Two courses or three. Prawn cocktail. Mixed grill. Black Forest
gateau. Coffee with cream that you poured carefully over a teaspoon
so it floated.
This week, we’re back for a family wedding, and we’ve rented a
flat on the seafront, where I can contentedly sit with a pair of
binoculars and my laptop, watching ships and identifying them on AIS.
I’ve been helping my dad clear out his loft and garage, which has
meant two visits to the Heathfield Recycling Centre, where presumably
the world’s supply of Soylent Green is made from the county’s
rubbish. And I’ve wandered around Ayr like a hungry phantom.
Ayr Town Centre. Legendarily photographed by a press snapper on the
occasion of the famous racing driver’s tragic death, when a picture
editor shouted ‘get me a shot of Ayrton Senna’. It’s in a bit
of state, with mouldering malls leading off the High Street, and one
airy, pristine one near the station full of the usual suspects -
Debenhams, H&M, Primark. Marks and Spencer is still down by the
Auld Brig, but rumour is they want to move out of town - to
Heathfield, in fact, where there’s a retail park, a Comet and a
B&Q, full of shiny, pre-recycling electrical equipment.

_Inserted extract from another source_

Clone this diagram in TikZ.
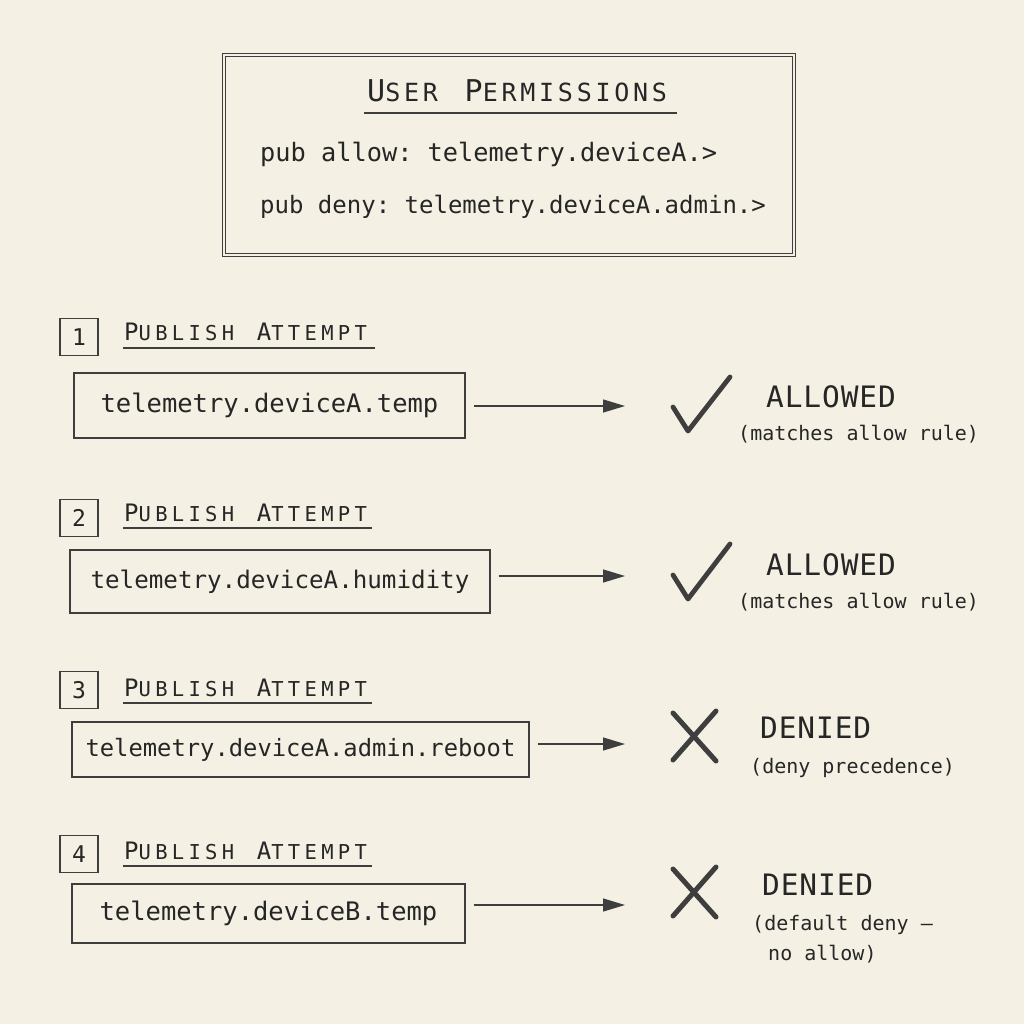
\documentclass[tikz,border=0pt]{standalone}
\usepackage{fontspec}
\setmainfont{DejaVu Sans Mono}
\newfontfamily\codefont{DejaVu Sans Mono}
\newfontfamily\capsfont{DejaVu Sans Mono}[LetterSpace=15]
\newfontfamily\headfont{DejaVu Sans Mono}[LetterSpace=21]
\newfontfamily\statfont{DejaVu Sans Mono}[LetterSpace=3]
\usetikzlibrary{arrows.meta}
\definecolor{paper}{HTML}{F4F0E4}
\definecolor{ink}{HTML}{262626}
\definecolor{pencil}{HTML}{3E3E3E}
\tikzset{
  pencilline/.style={draw=pencil, line width=1.4pt},
  codebox/.style 2 args={pencilline, minimum width=#1, inner sep=0pt, font=\codefont\fontsize{#2}{28}\selectfont, text=ink},
  numbox/.style={pencilline, minimum width=38pt, minimum height=37pt, inner sep=0pt, font=\codefont\fontsize{23}{28}\selectfont, text=ink},
  heading/.style={anchor=base west, inner sep=0pt, text=ink},
  status/.style={anchor=base west, inner sep=0pt, text=ink, font=\statfont\fontsize{29.5}{32}\selectfont},
  note/.style={anchor=base west, inner sep=0pt, text=ink, font=\codefont\fontsize{20}{24}\selectfont},
  flow/.style={draw=pencil, line width=1.3pt, -{Triangle[length=22pt,width=13pt]}},
  okmark/.style={draw=pencil, line width=4.8pt, line cap=round, line join=round},
  nomark/.style={draw=pencil, line width=5pt, line cap=round},
  uline/.style={draw=pencil, line width=1.6pt}
}
\newcommand{\pubhead}{{\headfont\fontsize{24}{30}\selectfont P\fontsize{20.5}{30}\selectfont UBLISH\hspace{6pt} \fontsize{24}{30}\selectfont A\fontsize{20.5}{30}\selectfont TTEMPT}}
\begin{document}
\frenchspacing
\begin{tikzpicture}[x=1pt,y=-1pt]
\fill[paper] (0,0) rectangle (1024,1024);
\useasboundingbox (0,0) rectangle (1024,1024);

% top permissions box
\node[draw=pencil, line width=1.1pt, double=paper, double distance=1.3pt, minimum width=570pt, minimum height=200pt, inner sep=0pt] (perm) at (509,155) {};
\node[heading] (permtitle) at (367,102) {\capsfont\fontsize{30}{32}\selectfont U\fontsize{25}{32}\selectfont SER\hspace{8pt} \fontsize{30}{32}\selectfont P\fontsize{25}{32}\selectfont ERMISSIONS};
\draw[uline] (364,113) -- (677,113);
\node[heading, font=\codefont\fontsize{25.3}{28}\selectfont] (allowrule) at (260,162) {pub allow: telemetry.deviceA.>};
\node[heading, font=\codefont\fontsize{24}{28}\selectfont] (denyrule) at (260,214) {pub deny: telemetry.deviceA.admin.>};

% ---- attempt 1
\node[numbox] (n1) at (79,337) {1};
\node[heading] (h1) at (124,340) {\pubhead};
\draw[uline] (123,348) -- (375,348);
\node[codebox={391pt}{25.5}, minimum height=65pt] (b1) at (269.5,405.5) {telemetry.deviceA.temp};
\coordinate (e1) at (625,406);
\draw[flow] (b1.east |- e1) ++(8,0) -- (e1);
\draw[okmark] (673,407) -- (688,431) -- (730,377);
\node[status] (s1) at (766,407) {ALLOWED};
\node[note] (r1) at (738,440) {(matches allow rule)};

% ---- attempt 2
\node[numbox] (n2) at (79,518) {2};
\node[heading] (h2) at (124,521) {\pubhead};
\draw[uline] (123,528) -- (372,528);
\node[codebox={420pt}{24.2}, minimum height=63pt] (b2) at (280,581.5) {telemetry.deviceA.humidity};
\coordinate (e2) at (625,576);
\draw[flow] (b2.east |- e2) ++(8,0) -- (e2);
\draw[okmark] (673,575) -- (688,599) -- (730,544);
\node[status] (s2) at (766,575) {ALLOWED};
\node[note] (r2) at (738,608) {(matches allow rule)};

% ---- attempt 3
\node[numbox] (n3) at (79,690) {3};
\node[heading] (h3) at (124,696) {\pubhead};
\draw[uline] (123,703) -- (372,703);
\node[codebox={457pt}{23.8}, minimum height=55pt] (b3) at (300.5,749.5) {telemetry.deviceA.admin.reboot};
\coordinate (e3) at (625,744);
\draw[flow] (b3.east |- e3) ++(8,0) -- (e3);
\draw[nomark] (673,713) -- (716,761);
\draw[nomark] (716,711) -- (673,760);
\node[status] (s3) at (760,738) {DENIED};
\node[note] (r3) at (750,773) {(deny precedence)};

% ---- attempt 4
\node[numbox] (n4) at (79,854) {4};
\node[heading] (h4) at (124,859) {\pubhead};
\draw[uline] (123,866) -- (372,866);
\node[codebox={393pt}{25.5}, minimum height=59pt] (b4) at (268.5,913.5) {telemetry.deviceB.temp};
\coordinate (e4) at (625,905);
\draw[flow] (b4.east |- e4) ++(8,0) -- (e4);
\draw[nomark] (673,869) -- (716,917);
\draw[nomark] (716,867) -- (673,916);
\node[status] (s4) at (762,895) {DENIED};
\node[note] (r4a) at (752,930) {(default deny —};
\node[note] (r4b) at (768,960) {no allow)};
\end{tikzpicture}
\end{document}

That would devastate the already ravaged ancient end of High Street,
which is awash with charity shops, barbers, pound emporia and the
other short-term renters of long-empty property. Attempts are being
made to renew and refurbish the area, which is home to some of Ayr’s
oldest and loveliest buildings. Lurking in an alley near the Anchor
Bar is the lovely, 16th Century and fully-restored Loudon Hall, and
further down towards the river mouth you can find the dangerously
teetering remains of Cromwell’s Citadel wall. What’s left of it
encircles the upmarket Fort area of the town, where gracious
sandstone terraces and large villas gaze not out to sea (too
plebeian), but onto serene parkland. There you will find the remains
of St John’s Tower, where in 1315, just after Bannockburn, Robert
the Bruce arrived to check out the charity shops. Other visitors
included John Knox and Mary Queen of Scots. Doubtless they were well
fed and watered.
Finding somewhere to eat and drink in today’s Ayr is not a problem.
There are dozens of pubs and coffee shops, of varying style and
quality. Alas, bad cappuccino has become the curse of Scottish
communities, often accompanied by something even more distressing,
the microwaved stale scone. Over- sensitive to the risks, in
unfamiliar establishments I now question thoroughly before
consumption: do you grind your own beans? Who roasts them? Do your
lattes come with two shots or a measly one? And crucially: when were
your scones baked? This almost caused my ejection from the excellent
Pandora’s in Sandgate. Eyes glinting, the uniformed waitress
informed me that ALL scones were fresh THAT MORNING, and I could have
a choice of treacle, cheese, plain or fruit, with butter or jam. In
the panelled back room, I settled down with the Herald of Glasgow,
Scotland to read about unilateral declarations of independence.
Crumbs.
Later, I head for the station and on the way pop into Big Sparra
Records, which combines second-hand rock and folk rarities (Amon Duul
II, £70? Anne Briggs’ first LP, so sought-after it’s unpriced?)
with, of all things, a Post Office branch. Vinyl delivery. Nearby is
a music shop, successor to Cuthbertson’s and Thomson’s, called
Ayr Guitar. I pass the Gaiety Theatre, which I performed in earlier
in the year with a real guitar and is a jewel in the old town’s
somewhat tarnished crown.
Train to Glasgow, a business meeting, and then back, for a late-night
perambulation through virtually empty streets to the flat. I pass the
thatched kitsch of the Tam O’ Shanter Inn, from which the strains
of a band wrestling heavily with Lynyrd Skynyrd’s ‘Sweet Home
Alabama’ emanate. I wonder what Robert would have made of it?
At the flat, I can see Arran twinkling in the distance, and, if I
look right, Troon. Time for a snack. I have one carry-out treacle
scone left, slightly stale. I stick it in the microwave. Tomorrow,
it’s back to the recycling centre. There are plenty of memories
still to dispose of.
Addendum:
Subsequent to my various caffeine-fuelled manoeuvres between the Ayr and the Doon, I have discovered the delights of Su Casa, a bean-roasting and flat-white serving establishment in the Lorne Arcade. The rosewater, rhubarb and cardamom cake sounds appalling, but is magnificent.
And Su Casa is expanding, deep into the oldest part of Ayr's centre. The Artisan Lounge opened recently in an Old Bridge Road basement. A 'bistro-deli' may sound worrying, and there is a risk of acoustic crooning. But as tiny sign that bohemia may be blooming among the Semi-Chems and moneylenders, it's heartening.